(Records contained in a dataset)
==================================================

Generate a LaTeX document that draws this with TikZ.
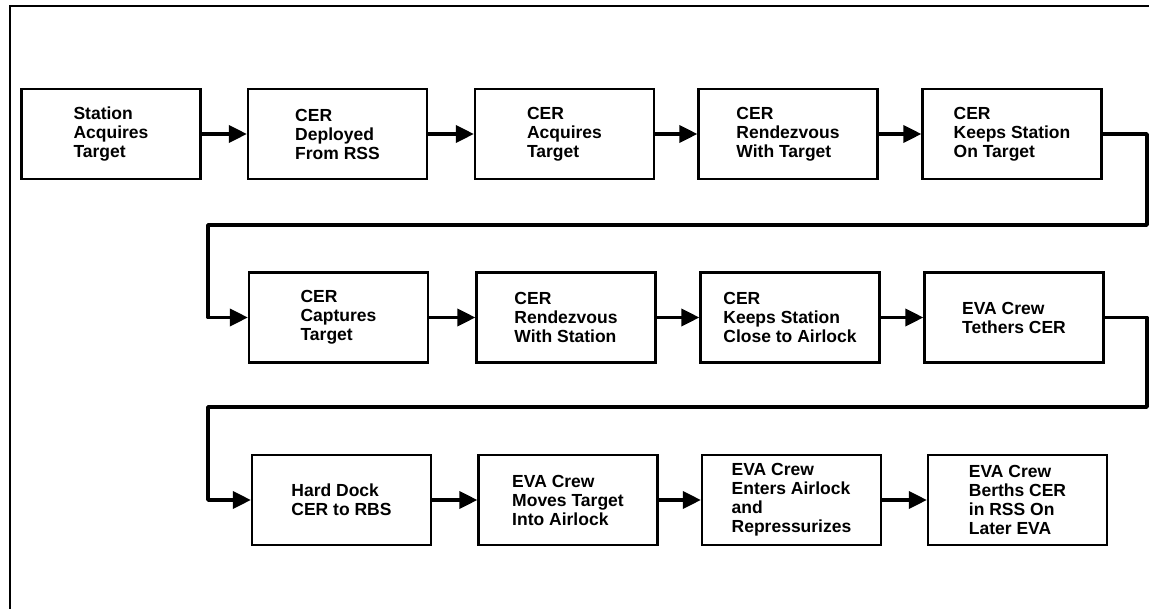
\documentclass[tikz,border=0pt]{standalone}
\usepackage{fontspec}
\setmainfont{Liberation Sans}
\usetikzlibrary{arrows.meta}
\tikzset{
  box/.style={draw, line width=2.2pt, minimum width=179pt, minimum height=90pt,
    inner sep=0pt, align=left, font=\bfseries\fontsize{17.5}{19}\selectfont},
  flow/.style={line width=3.5pt, line join=round, -{Triangle[length=18pt,width=17pt]}},
  frame/.style={line width=2pt}
}
\begin{document}
\begin{tikzpicture}[x=1pt, y=-1pt]
    \useasboundingbox (0,0) rectangle (1149,609);
    \draw[frame] (1149,6) -- (10,6) -- (10,609);
    % first row
    \node[box] (stnacq) at (111,134) {Station\\Acquires\\Target};
    \node[box] (deploy) at (337.5,134) {CER\\Deployed\\From RSS};
    \node[box] (ceracq) at (564.5,134) {CER\\Acquires\\Target};
    \node[box] (rdvtgt) at (788,134) {CER\\Rendezvous\\With Target};
    \node[box] (keeptgt) at (1012,134) {CER\\Keeps Station\\On Target};
    % second row
    \node[box] (capture) at (338.5,317.5) {CER\\Captures\\Target};
    \node[box] (rdvstn) at (566,317.5) {CER\\Rendezvous\\With Station};
    \node[box] (keepair) at (790,317.5) {CER\\Keeps Station\\Close to Airlock};
    \node[box] (tether) at (1014,317.5) {EVA Crew\\Tethers CER};
    % third row
    \node[box] (harddock) at (341.5,500) {Hard Dock\\CER to RBS};
    \node[box] (movetgt) at (568,500) {EVA Crew\\Moves Target\\Into Airlock};
    \node[box] (enterair) at (791.5,500) {EVA Crew\\Enters Airlock\\and\\Repressurizes};
    \node[box] (berth) at (1017.5,500) {EVA Crew\\Berths CER\\in RSS On\\Later EVA};
    \foreach \a/\b in {stnacq/deploy, deploy/ceracq, ceracq/rdvtgt, rdvtgt/keeptgt,
      capture/rdvstn, rdvstn/keepair, keepair/tether,
      harddock/movetgt, movetgt/enterair, enterair/berth}{
      \draw[flow] (\a) -- (\b);
    }
    % returns to the next row
    \coordinate (r1) at (1147,225);
    \coordinate (l1) at (208,225);
    \coordinate (r2) at (1147,407);
    \coordinate (l2) at (208,407);
    \draw[flow] (keeptgt.east) -| (r1) -- (l1) |- (capture.west);
    \draw[flow] (tether.east) -| (r2) -- (l2) |- (harddock.west);
\end{tikzpicture}
\end{document}
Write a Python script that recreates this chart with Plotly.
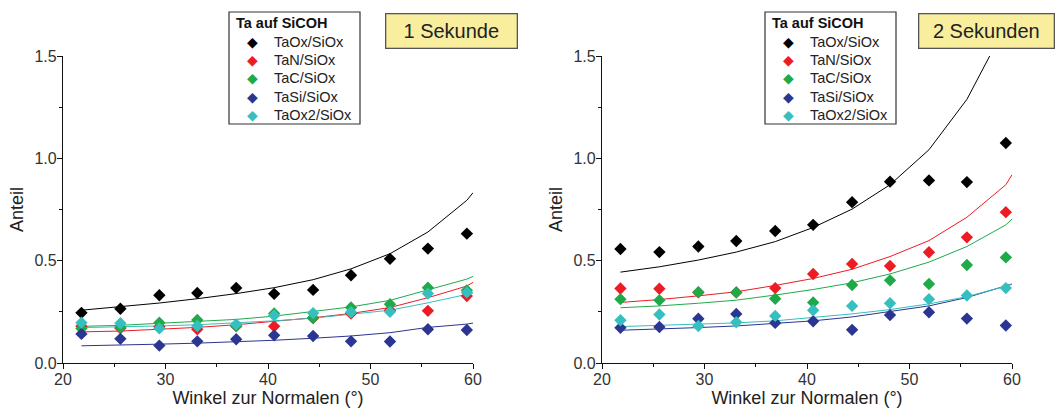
import plotly.graph_objects as go

angles = [21.8, 25.6, 29.4, 33.1, 36.9, 40.6, 44.4, 48.1, 51.9, 55.6, 59.4]
fit_angles = [21.8, 25.6, 29.4, 33.1, 36.9, 40.6, 44.4, 48.1, 51.9, 55.6, 59.4, 60.0]

series_names = ["TaOx/SiOx", "TaN/SiOx", "TaC/SiOx", "TaSi/SiOx", "TaOx2/SiOx"]
colors = ["#000000", "#ec1c24", "#1faa4a", "#2b3592", "#35bfbf"]

# 1 Sekunde
p1_taox = [0.245, 0.265, 0.331, 0.342, 0.367, 0.338, 0.357, 0.429, 0.509, 0.559, 0.632]
p1_tan = [0.180, 0.170, 0.177, 0.165, 0.180, 0.179, 0.219, 0.242, 0.258, 0.255, 0.327]
p1_tac = [0.168, 0.174, 0.197, 0.210, 0.180, 0.242, 0.221, 0.271, 0.287, 0.368, 0.355]
p1_tasi = [0.142, 0.118, 0.085, 0.106, 0.116, 0.135, 0.132, 0.106, 0.105, 0.165, 0.161]
p1_taox2 = [0.197, 0.194, 0.169, 0.181, 0.189, 0.232, 0.244, 0.248, 0.250, 0.339, 0.345]

f1_taox = [0.258, 0.274, 0.293, 0.314, 0.339, 0.368, 0.407, 0.460, 0.534, 0.640, 0.795, 0.832]
f1_tan = [0.152, 0.156, 0.165, 0.174, 0.187, 0.203, 0.221, 0.242, 0.271, 0.319, 0.376, 0.394]
f1_tac = [0.179, 0.184, 0.194, 0.202, 0.213, 0.229, 0.250, 0.274, 0.306, 0.356, 0.410, 0.423]
f1_tasi = [0.084, 0.087, 0.092, 0.097, 0.103, 0.111, 0.121, 0.132, 0.148, 0.174, 0.190, 0.195]
f1_taox2 = [0.173, 0.176, 0.181, 0.187, 0.195, 0.206, 0.219, 0.237, 0.258, 0.294, 0.335, 0.342]

# 2 Sekunden
p2_taox = [0.557, 0.542, 0.569, 0.596, 0.645, 0.675, 0.786, 0.886, 0.892, 0.884, 1.075]
p2_tan = [0.364, 0.363, 0.345, 0.345, 0.366, 0.435, 0.484, 0.474, 0.541, 0.614, 0.737]
p2_tac = [0.312, 0.307, 0.346, 0.345, 0.314, 0.296, 0.381, 0.404, 0.386, 0.479, 0.516]
p2_tasi = [0.172, 0.176, 0.216, 0.240, 0.196, 0.204, 0.162, 0.234, 0.248, 0.217, 0.183]
p2_taox2 = [0.209, 0.237, 0.181, 0.199, 0.230, 0.258, 0.279, 0.292, 0.312, 0.330, 0.366]

f2_taox = [0.444, 0.470, 0.503, 0.542, 0.593, 0.662, 0.752, 0.871, 1.042, 1.288, 1.650, 1.720]
f2_tan = [0.296, 0.310, 0.328, 0.348, 0.379, 0.413, 0.458, 0.520, 0.598, 0.712, 0.871, 0.920]
f2_tac = [0.270, 0.279, 0.292, 0.307, 0.332, 0.359, 0.392, 0.435, 0.493, 0.569, 0.675, 0.703]
f2_tasi = [0.160, 0.165, 0.173, 0.181, 0.193, 0.206, 0.225, 0.250, 0.279, 0.320, 0.376, 0.386]
f2_taox2 = [0.178, 0.183, 0.190, 0.196, 0.206, 0.221, 0.240, 0.261, 0.289, 0.324, 0.373, 0.384]

panel_titles = ["1 Sekunde", "2 Sekunden"]
legend_title = "Ta auf SiCOH"
x_title = "Winkel zur Normalen (°)"
y_title = "Anteil"
x_ticks = [20, 30, 40, 50, 60]
y_ticks = [0.0, 0.5, 1.0, 1.5]

panels = [
    dict(points=[p1_taox, p1_tan, p1_tac, p1_tasi, p1_taox2],
         fits=[f1_taox, f1_tan, f1_tac, f1_tasi, f1_taox2]),
    dict(points=[p2_taox, p2_tan, p2_tac, p2_tasi, p2_taox2],
         fits=[f2_taox, f2_tan, f2_tac, f2_tasi, f2_taox2]),
]

W, H = 1059, 412
FONT = "Liberation Sans, Arial, sans-serif"
fig = go.Figure()

for pi, panel in enumerate(panels):
    xa = "x" if pi == 0 else "x2"
    ya = "y" if pi == 0 else "y2"
    for name, col, fy in zip(series_names, colors, panel["fits"]):
        fig.add_trace(go.Scatter(x=fit_angles, y=fy, mode="lines",
                                 line=dict(color=col, width=1),
                                 showlegend=False, hoverinfo="skip",
                                 xaxis=xa, yaxis=ya))
    for name, col, py in zip(series_names, colors, panel["points"]):
        fig.add_trace(go.Scatter(x=angles, y=py, mode="markers", name=name,
                                 marker=dict(symbol="diamond", size=9.5, color=col,
                                             line=dict(width=0)),
                                 showlegend=False,
                                 xaxis=xa, yaxis=ya))

axis_common = dict(showline=True, linecolor="#111", linewidth=1.3, showgrid=False,
                   zeroline=False, ticks="outside", tickcolor="#111", ticklen=5,
                   automargin=False, ticklabelstandoff=-3,
                   tickfont=dict(family=FONT, size=16, color="#333"))

xdom = [[63 / W, 473 / W], [602 / W, 1012 / W]]
ydom = [1 - 363 / H, 1 - 56 / H]

for i in range(2):
    sfx = "" if i == 0 else "2"
    fig.update_layout(**{
        "xaxis" + sfx: dict(axis_common, domain=xdom[i], range=[20, 60],
                            tickvals=x_ticks, anchor="y" + sfx,
                            minor=dict(dtick=5, ticks="outside", ticklen=3, tickcolor="#111"),
                            title=dict(text=x_title, font=dict(family=FONT, size=18, color="#222"),
                                       standoff=4)),
        "yaxis" + sfx: dict(axis_common, domain=ydom, range=[0, 1.5],
                            tickvals=y_ticks, tickformat=".1f", anchor="x" + sfx,
                            minor=dict(dtick=0.25, ticks="outside", ticklen=3, tickcolor="#111"),
                            title=dict(text=y_title, font=dict(family=FONT, size=18, color="#222"),
                                       standoff=6)),
    })

# legend boxes (drawn as shapes + text)
legend_x0 = [229, 765]
entry_y = [41.5, 60, 78.5, 97, 115.5]
for i in range(2):
    lx = legend_x0[i]
    fig.add_shape(type="rect", xref="paper", yref="paper",
                  x0=lx / W, x1=(lx + 131) / W, y0=1 - 124 / H, y1=1 - 12 / H,
                  line=dict(color="#333", width=1.2), fillcolor="white")
    fig.add_annotation(x=(lx + 5) / W, y=1 - 23 / H, xref="paper", yref="paper",
                       xanchor="left", yanchor="middle", showarrow=False,
                       text="<b>" + legend_title + "</b>",
                       font=dict(family=FONT, size=14.5, color="#111"))
    for name, col, ey in zip(series_names, colors, entry_y):
        fig.add_annotation(x=(lx + 23.5) / W, y=1 - ey / H, xref="paper", yref="paper",
                           xanchor="center", yanchor="middle", showarrow=False,
                           text="◆", font=dict(family="DejaVu Sans", size=14, color=col))
        fig.add_annotation(x=(lx + 43) / W, y=1 - ey / H, xref="paper", yref="paper",
                           xanchor="left", yanchor="middle", showarrow=False,
                           text=name, font=dict(family=FONT, size=14.5, color="#222"))

box_x = [385 / W, 918 / W]
box_w = [124, 128]
for i, t in enumerate(panel_titles):
    fig.add_annotation(x=box_x[i], y=1 - 13 / H, xref="paper", yref="paper",
                       xanchor="left", yanchor="top", text=t, showarrow=False,
                       font=dict(family=FONT, size=20, color="#222"),
                       bgcolor="#f8ee9e", bordercolor="#555", borderwidth=1.3,
                       borderpad=3, width=box_w[i], height=27)

fig.update_layout(width=W, height=H, margin=dict(l=0, r=0, t=0, b=0),
                  plot_bgcolor="white", paper_bgcolor="white",
                  showlegend=False, font=dict(family=FONT))

fig.write_html("out.html")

==================================================

REQUEST
Copy exactly the material above from the line with "Write a Python" to the line with "55.6, 59.4, 60.0]", ends included, and nothing else. Leave out any picture.

CORRECT RESULT
Write a Python script that recreates this chart with Plotly.
import plotly.graph_objects as go

angles = [21.8, 25.6, 29.4, 33.1, 36.9, 40.6, 44.4, 48.1, 51.9, 55.6, 59.4]
fit_angles = [21.8, 25.6, 29.4, 33.1, 36.9, 40.6, 44.4, 48.1, 51.9, 55.6, 59.4, 60.0]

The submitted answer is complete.